- What is being asked -
Each entry below should be returned exactly as is, with the pictures removed.

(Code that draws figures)
- - - - -
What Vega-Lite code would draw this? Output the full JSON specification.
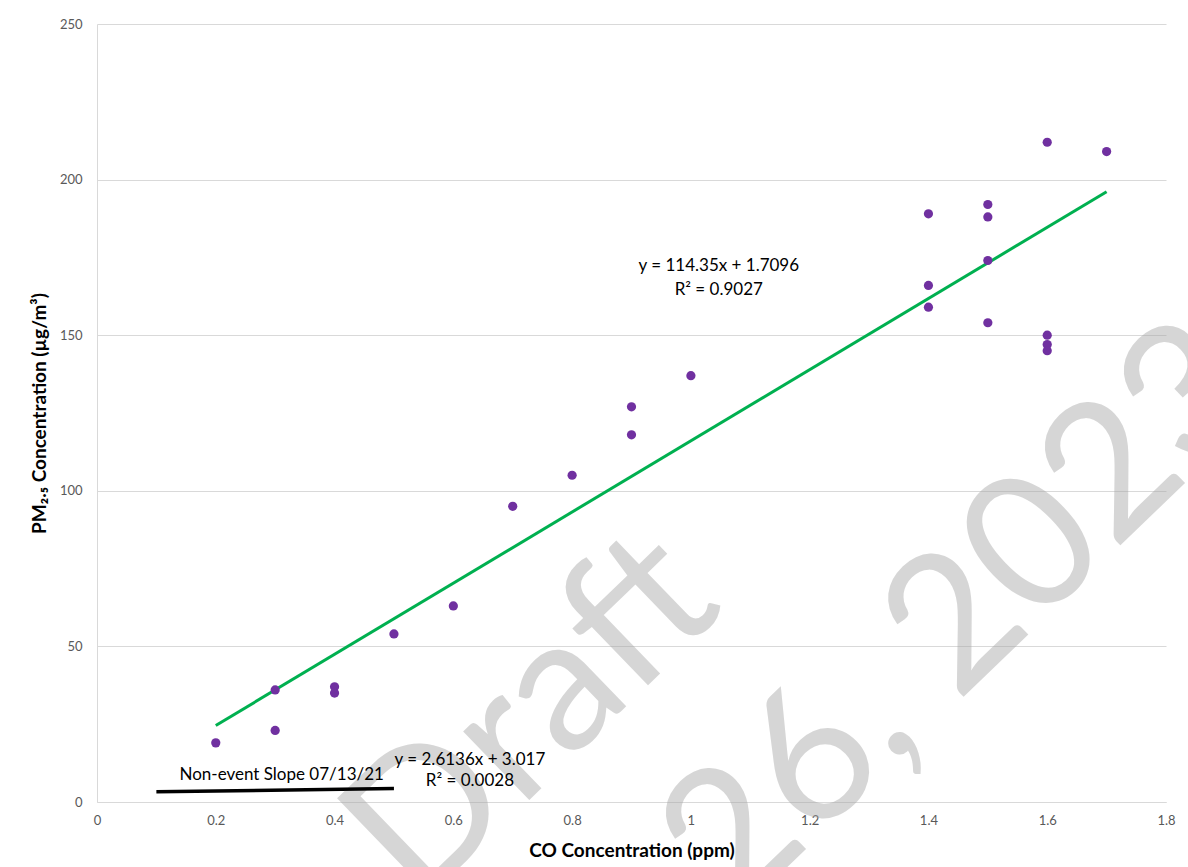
{
  "$schema": "https://vega.github.io/schema/vega-lite/v6.json",
  "width": 1069,
  "height": 778,
  "autosize": {"type": "none"},
  "padding": {"left": 97, "top": 24, "right": 22, "bottom": 65},
  "background": "white",
  "config": {
    "view": {"stroke": null},
    "font": "Lato",
    "axis": {
      "labelFont": "Lato",
      "labelColor": "#595959",
      "labelFontSize": 13,
      "titleFont": "Lato",
      "titleFontWeight": "bold",
      "titleFontSize": 19,
      "titleColor": "#000000",
      "domainColor": "#d9d9d9",
      "gridColor": "#d9d9d9",
      "ticks": false
    }
  },
  "datasets": {
    "samples": [
      {"co": 0.2, "pm": 19}, {"co": 0.3, "pm": 36}, {"co": 0.3, "pm": 23},
      {"co": 0.4, "pm": 37}, {"co": 0.4, "pm": 35}, {"co": 0.5, "pm": 54},
      {"co": 0.6, "pm": 63}, {"co": 0.7, "pm": 95}, {"co": 0.8, "pm": 105},
      {"co": 0.9, "pm": 127}, {"co": 0.9, "pm": 118}, {"co": 1.0, "pm": 137},
      {"co": 1.4, "pm": 189}, {"co": 1.4, "pm": 166}, {"co": 1.4, "pm": 159},
      {"co": 1.5, "pm": 192}, {"co": 1.5, "pm": 188}, {"co": 1.5, "pm": 174},
      {"co": 1.5, "pm": 154}, {"co": 1.6, "pm": 212}, {"co": 1.6, "pm": 150},
      {"co": 1.6, "pm": 147}, {"co": 1.6, "pm": 145}, {"co": 1.7, "pm": 209}
    ],
    "eventFit": [{"co": 0.2, "pm": 24.58}, {"co": 1.7, "pm": 196.1}],
    "nonEventFit": [{"co": 0.1, "pm": 3.278}, {"co": 0.5, "pm": 4.324}],
    "notes": [
      {"co": 1.047, "pm": 172.2, "label": "y = 114.35x + 1.7096"},
      {"co": 1.047, "pm": 164.5, "label": "R² = 0.9027"},
      {"co": 0.311, "pm": 8.7, "label": "Non-event Slope 07/13/21"},
      {"co": 0.628, "pm": 13.5, "label": "y = 2.6136x + 3.017"},
      {"co": 0.628, "pm": 6.7, "label": "R² = 0.0028"}
    ],
    "stamp": [
      {"co": 0.735, "pm": 27, "label": "Draft"},
      {"co": 1.46, "pm": 59, "label": "26, 2023"}
    ]
  },
  "encoding": {
    "x": {
      "field": "co", "type": "quantitative",
      "scale": {"domain": [0, 1.8], "nice": false, "zero": false},
      "axis": {"title": "CO Concentration (ppm)", "values": [0, 0.2, 0.4, 0.6, 0.8, 1, 1.2, 1.4, 1.6, 1.8], "format": "~g", "grid": false, "labelPadding": 12, "titlePadding": 14, "labelFlush": false}
    },
    "y": {
      "field": "pm", "type": "quantitative",
      "scale": {"domain": [0, 250], "nice": false},
      "axis": {"title": "PM₂.₅ Concentration (µg/m³)", "values": [0, 50, 100, 150, 200, 250], "grid": true, "labelPadding": 15, "titlePadding": 10}
    }
  },
  "layer": [
    {
      "data": {"values": [{}]},
      "mark": {"type": "rect", "fill": null, "stroke": "#d9d9d9", "strokeWidth": 1.5},
      "encoding": {
        "x": {"datum": -0.153, "type": "quantitative"},
        "x2": {"datum": 1.828},
        "y": {"datum": 256.1, "type": "quantitative"},
        "y2": {"datum": -40}
      }
    },
    {
      "data": {"name": "stamp"},
      "mark": {"type": "text", "font": "Lato", "fontSize": 188, "angle": -44, "align": "center", "baseline": "middle", "color": "#a6a6a6", "opacity": 0.45},
      "encoding": {"text": {"field": "label"}}
    },
    {
      "data": {"name": "eventFit"},
      "mark": {"type": "line", "color": "#00B050", "strokeWidth": 3},
      "encoding": {}
    },
    {
      "data": {"name": "nonEventFit"},
      "mark": {"type": "line", "color": "#000000", "strokeWidth": 3.5},
      "encoding": {}
    },
    {
      "data": {"name": "samples"},
      "mark": {"type": "circle", "color": "#7030A0", "opacity": 1, "size": 85},
      "encoding": {}
    },
    {
      "data": {"name": "notes"},
      "mark": {"type": "text", "font": "Lato", "fontSize": 17, "align": "center", "baseline": "middle", "color": "#000000"},
      "encoding": {"text": {"field": "label"}}
    }
  ]
}
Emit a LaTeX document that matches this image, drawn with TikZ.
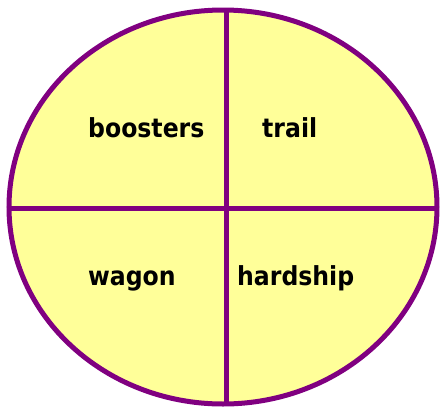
- - - - -
- The completed task -
What Vega-Lite code would draw this? Output the full JSON specification.
{
  "$schema": "https://vega.github.io/schema/vega-lite/v6.json",
  "width": 1069,
  "height": 778,
  "autosize": {"type": "none"},
  "padding": {"left": 97, "top": 24, "right": 22, "bottom": 65},
  "background": "white",
  "config": {
    "view": {"stroke": null},
    "font": "Lato",
    "axis": {
      "labelFont": "Lato",
      "labelColor": "#595959",
      "labelFontSize": 13,
      "titleFont": "Lato",
      "titleFontWeight": "bold",
      "titleFontSize": 19,
      "titleColor": "#000000",
      "domainColor": "#d9d9d9",
      "gridColor": "#d9d9d9",
      "ticks": false
    }
  },
  "datasets": {
    "samples": [
      {"co": 0.2, "pm": 19}, {"co": 0.3, "pm": 36}, {"co": 0.3, "pm": 23},
      {"co": 0.4, "pm": 37}, {"co": 0.4, "pm": 35}, {"co": 0.5, "pm": 54},
      {"co": 0.6, "pm": 63}, {"co": 0.7, "pm": 95}, {"co": 0.8, "pm": 105},
      {"co": 0.9, "pm": 127}, {"co": 0.9, "pm": 118}, {"co": 1.0, "pm": 137},
      {"co": 1.4, "pm": 189}, {"co": 1.4, "pm": 166}, {"co": 1.4, "pm": 159},
      {"co": 1.5, "pm": 192}, {"co": 1.5, "pm": 188}, {"co": 1.5, "pm": 174},
      {"co": 1.5, "pm": 154}, {"co": 1.6, "pm": 212}, {"co": 1.6, "pm": 150},
      {"co": 1.6, "pm": 147}, {"co": 1.6, "pm": 145}, {"co": 1.7, "pm": 209}
    ],
    "eventFit": [{"co": 0.2, "pm": 24.58}, {"co": 1.7, "pm": 196.1}],
    "nonEventFit": [{"co": 0.1, "pm": 3.278}, {"co": 0.5, "pm": 4.324}],
    "notes": [
      {"co": 1.047, "pm": 172.2, "label": "y = 114.35x + 1.7096"},
      {"co": 1.047, "pm": 164.5, "label": "R² = 0.9027"},
      {"co": 0.311, "pm": 8.7, "label": "Non-event Slope 07/13/21"},
      {"co": 0.628, "pm": 13.5, "label": "y = 2.6136x + 3.017"},
      {"co": 0.628, "pm": 6.7, "label": "R² = 0.0028"}
    ],
    "stamp": [
      {"co": 0.735, "pm": 27, "label": "Draft"},
      {"co": 1.46, "pm": 59, "label": "26, 2023"}
    ]
  },
  "encoding": {
    "x": {
      "field": "co", "type": "quantitative",
      "scale": {"domain": [0, 1.8], "nice": false, "zero": false},
      "axis": {"title": "CO Concentration (ppm)", "values": [0, 0.2, 0.4, 0.6, 0.8, 1, 1.2, 1.4, 1.6, 1.8], "format": "~g", "grid": false, "labelPadding": 12, "titlePadding": 14, "labelFlush": false}
    },
    "y": {
      "field": "pm", "type": "quantitative",
      "scale": {"domain": [0, 250], "nice": false},
      "axis": {"title": "PM₂.₅ Concentration (µg/m³)", "values": [0, 50, 100, 150, 200, 250], "grid": true, "labelPadding": 15, "titlePadding": 10}
    }
  },
  "layer": [
    {
      "data": {"values": [{}]},
      "mark": {"type": "rect", "fill": null, "stroke": "#d9d9d9", "strokeWidth": 1.5},
      "encoding": {
        "x": {"datum": -0.153, "type": "quantitative"},
        "x2": {"datum": 1.828},
        "y": {"datum": 256.1, "type": "quantitative"},
        "y2": {"datum": -40}
      }
    },
    {
      "data": {"name": "stamp"},
      "mark": {"type": "text", "font": "Lato", "fontSize": 188, "angle": -44, "align": "center", "baseline": "middle", "color": "#a6a6a6", "opacity": 0.45},
      "encoding": {"text": {"field": "label"}}
    },
    {
      "data": {"name": "eventFit"},
      "mark": {"type": "line", "color": "#00B050", "strokeWidth": 3},
      "encoding": {}
    },
    {
      "data": {"name": "nonEventFit"},
      "mark": {"type": "line", "color": "#000000", "strokeWidth": 3.5},
      "encoding": {}
    },
    {
      "data": {"name": "samples"},
      "mark": {"type": "circle", "color": "#7030A0", "opacity": 1, "size": 85},
      "encoding": {}
    },
    {
      "data": {"name": "notes"},
      "mark": {"type": "text", "font": "Lato", "fontSize": 17, "align": "center", "baseline": "middle", "color": "#000000"},
      "encoding": {"text": {"field": "label"}}
    }
  ]
}
Emit a LaTeX document that matches this image, drawn with TikZ.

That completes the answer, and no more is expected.